CFPB Finds Problem with Tenant Background Checks

The nation’s consumer bureau says it has received 24K complaints from renters, and alleges that some tenant background checks are “riddled with errors.”

WASHINGTON – The U.S. Consumer Financial Protection Bureau (CFPB) issued two reports on the tenant background check industry, saying they show how background-check errors contribute to higher costs and barriers to quality rental housing.

CFPB says the reports are based on more than 24,000 renter complaints that highlight challenges associated with failures to remove wrong, old or misleading information, and to adequately investigate disputed information.

“When a company produces a tenant background check report that is riddled with errors, it can cause serious harm to a family seeking housing,” says CFPB Director Rohit Chopra. “These background reports are heavily used by corporate landlords that own an increasing share of rental housing in our country, so we are taking steps to ensure these reports do not contain false information.”

The CFPB works with the Federal Trade Commission (FTC) in overseeing the tenant screening industry.

“FTC enforcement investigations have identified serious problems with tenant background check reports.
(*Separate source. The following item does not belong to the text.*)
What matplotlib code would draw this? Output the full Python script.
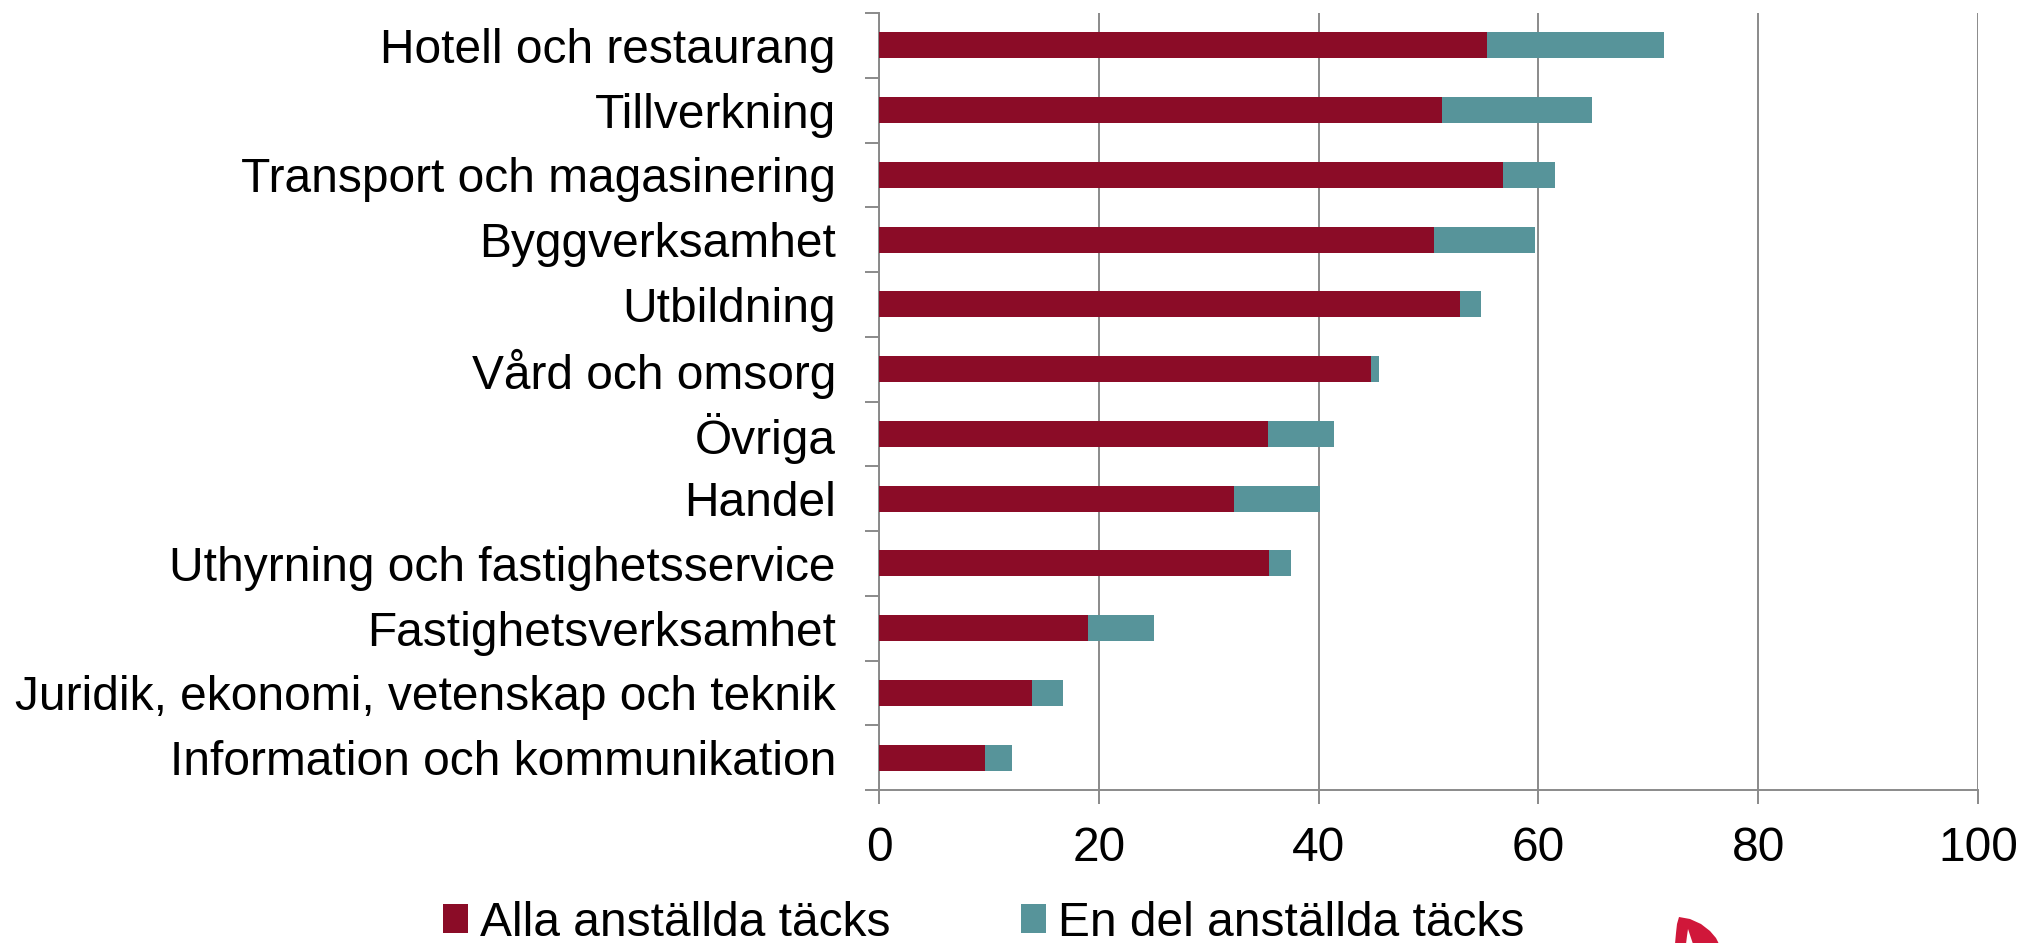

We will continue to work with the CFPB to ensure that firms compiling these reports are following the law,” says Samuel Levine, director of FTC’s Bureau of Consumer Protection.
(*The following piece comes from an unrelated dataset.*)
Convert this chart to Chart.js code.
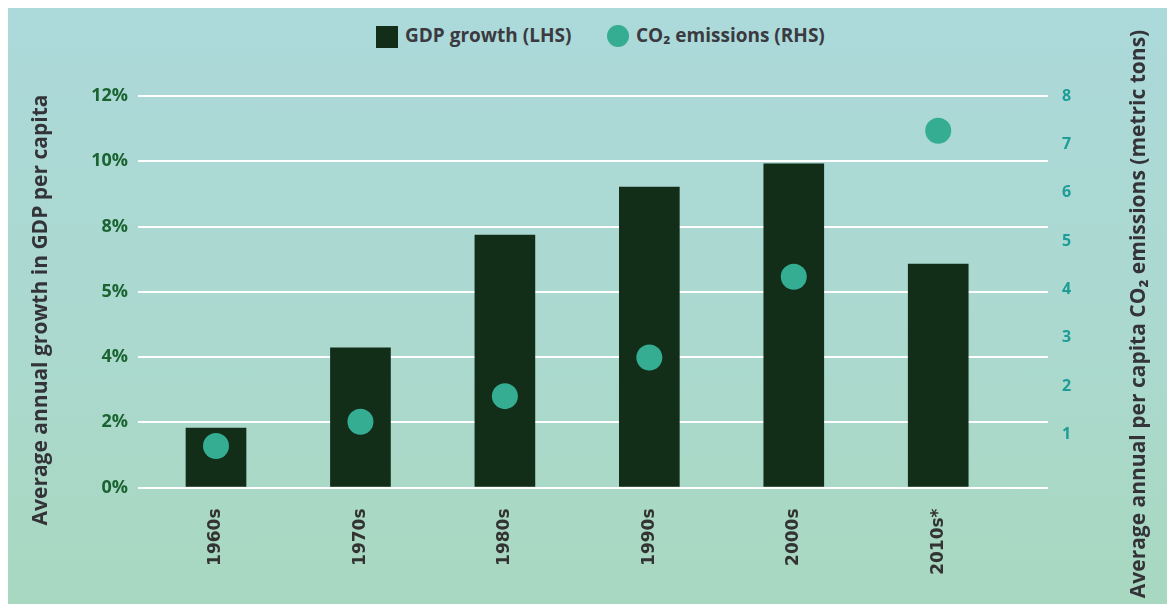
<!DOCTYPE html>
<html>
<head>
<meta charset="utf-8">
<script src="https://cdn.jsdelivr.net/npm/chart.js@4/dist/chart.umd.min.js"></script>
<style>
  body { margin: 0; background: #ffffff; }
  .panel {
    position: absolute; left: 8px; top: 8px; width: 1159px; height: 596px;
    background: linear-gradient(to bottom, #acd9da 0%, #abd9cf 55%, #a8d8c0 100%);
  }
  .legend { font-family: "Open Sans", sans-serif; font-weight: 700; font-size: 19px; color: #3a3a40; }
  .legend span { position: absolute; white-space: nowrap; }
  .swatch-bar { left: 368px; top: 18px; width: 22px; height: 22px; background: #122d18; }
  .swatch-dot { left: 599px; top: 17px; width: 22px; height: 22px; border-radius: 50%; background: #35ad93; }
  .label-bar { left: 397px; top: 14px; }
  .label-dot { left: 628px; top: 14px; }
  canvas { position: absolute; left: 0; top: 0; }
</style>
</head>
<body>
<div class="panel">
  <div class="legend">
    <span class="swatch-bar"></span><span class="label-bar">GDP growth (LHS)</span>
    <span class="swatch-dot"></span><span class="label-dot">CO₂ emissions (RHS)</span>
  </div>
  <canvas id="gdpChart" width="1159" height="596"></canvas>
</div>
<script>
const decades = ["1960s", "1970s", "1980s", "1990s", "2000s", "2010s*"];
const gdpGrowth = [1.82, 4.28, 7.74, 9.21, 9.92, 6.85];   // % per year, left axis
const co2PerCapita = [0.76, 1.26, 1.79, 2.59, 4.26, 7.28]; // metric tons, right axis
const leftTickLabels = ["0%", "2%", "4%", "5%", "8%", "10%", "12%"];
const rightTickValues = [1, 2, 3, 4, 5, 6, 7, 8];

const leftTitle = "Average annual growth in GDP per capita";
const rightTitle = "Average annual per capita CO₂ emissions (metric tons)";

// rotated axis titles, both reading bottom to top
const axisTitles = {
    id: "axisTitles",
    afterDraw(chart) {
        const { ctx } = chart;
        ctx.save();
        ctx.font = "700 21px 'Open Sans'";
        ctx.fillStyle = "#333338";
        ctx.textAlign = "center";
        ctx.textBaseline = "alphabetic";
        [[39, 302, leftTitle], [1137, 306, rightTitle]].forEach(([x, y, text]) => {
            ctx.save();
            ctx.translate(x, y);
            ctx.rotate(-Math.PI / 2);
            ctx.fillText(text, 0, 0);
            ctx.restore();
        });
        ctx.restore();
    }
};

new Chart(document.getElementById("gdpChart"), {
    data: {
        datasets: [{
            type: "line",
            label: "CO₂ emissions (RHS)",
            data: decades.map((_, i) => ({ x: i, y: co2PerCapita[i] })),
            yAxisID: "y1",
            showLine: false,
            pointRadius: 13,
            pointHoverRadius: 13,
            pointBackgroundColor: "#35ad93",
            pointBorderWidth: 0,
            order: 0
        }, {
            type: "bar",
            label: "GDP growth (LHS)",
            data: decades.map((_, i) => ({ x: i, y: gdpGrowth[i] })),
            yAxisID: "y",
            backgroundColor: "#122d18",
            barThickness: 60,
            order: 1
        }]
    },
    options: {
        responsive: false,
        animation: false,
        devicePixelRatio: 1,
        layout: { padding: { top: 88, left: 0, right: 0, bottom: 0 } },
        plugins: { legend: { display: false }, tooltip: { enabled: false } },
        scales: {
            x: {
                type: "linear",
                min: -0.54,
                max: 5.76,
                offset: false,
                afterBuildTicks: scale => { scale.ticks = decades.map((_, i) => ({ value: i })); },
                afterFit: scale => { scale.height = 116.5; },
                grid: { display: false, drawTicks: false, offset: false },
                border: { display: false },
                ticks: {
                    autoSkip: false,
                    minRotation: 90,
                    maxRotation: 90,
                    padding: 21,
                    color: "#333333",
                    font: { family: "DejaVu Sans", weight: "bold", size: 17 },
                    callback: value => decades[value]
                }
            },
            y: {
                position: "left",
                min: 0,
                max: 12,
                afterFit: scale => { scale.width = 130; },
                grid: { color: "#ffffff", lineWidth: 2, drawTicks: false },
                border: { display: false },
                ticks: {
                    stepSize: 2,
                    padding: 10,
                    color: "#1b6431",
                    font: { family: "Open Sans", weight: "bold", size: 18 },
                    callback: (value, index) => leftTickLabels[index]
                }
            },
            y1: {
                position: "right",
                min: -0.1,
                max: 8,
                afterBuildTicks: scale => { scale.ticks = rightTickValues.map(v => ({ value: v })); },
                afterFit: scale => { scale.width = 119; },
                grid: { display: false, drawTicks: false },
                border: { display: false },
                ticks: {
                    padding: 14,
                    color: "#1e9c96",
                    font: { family: "Open Sans", weight: "bold", size: 16 },
                    callback: value => value
                }
            }
        }
    },
    plugins: [axisTitles]
});
</script>
</body>
</html>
Problems CFPB cites in the reports

  • Tenant background content has questionable relevance, particularly given a lack of rental payment history. Prior rental payment history is overwhelmingly not reflected in the reports or algorithmic risk scores assigned to tenants.
  • The demand for digital, algorithmic tenant-scoring has increased. Centralized databases substitute a single algorithmic score for the more nuanced and holistic evaluation of prospective tenants done historically by smaller landlords and property managers.
  • Renters pay for the reports, but often don’t see them, and they struggle to get errors fixed. A reported 68% of renters pay application fees when applying for rental housing, often used to pay for tenant background check reports. But renters often have little to no visibility of the information the reports contain prior to a rental decision being made, and they have little recourse when the information is wrong, misleading or old. Renters who attempted to correct their reports found they could not get them corrected, and even had the same bad information show up on future tenant background check reports.
  • Market dysfunctions result in erroneous data sent to landlords. The tenant scores make decision-making easy, but the social scores can hide data errors and magnify the negative impact of erroneous or outdated information.
  • Renters often don’t receive adverse action notices, a legal right for renters: Many landlords don’t inform prospective tenants of their right to dispute information in reports or provide them the information necessary to do so, as required by the Fair Credit Reporting Act.

CFPB tenant reports

Last year, CFPB issued an advisory opinion regarding false identifications in background screening saying that the practice of matching consumer records solely through the matching of names is illegal under the Fair Credit Reporting Act.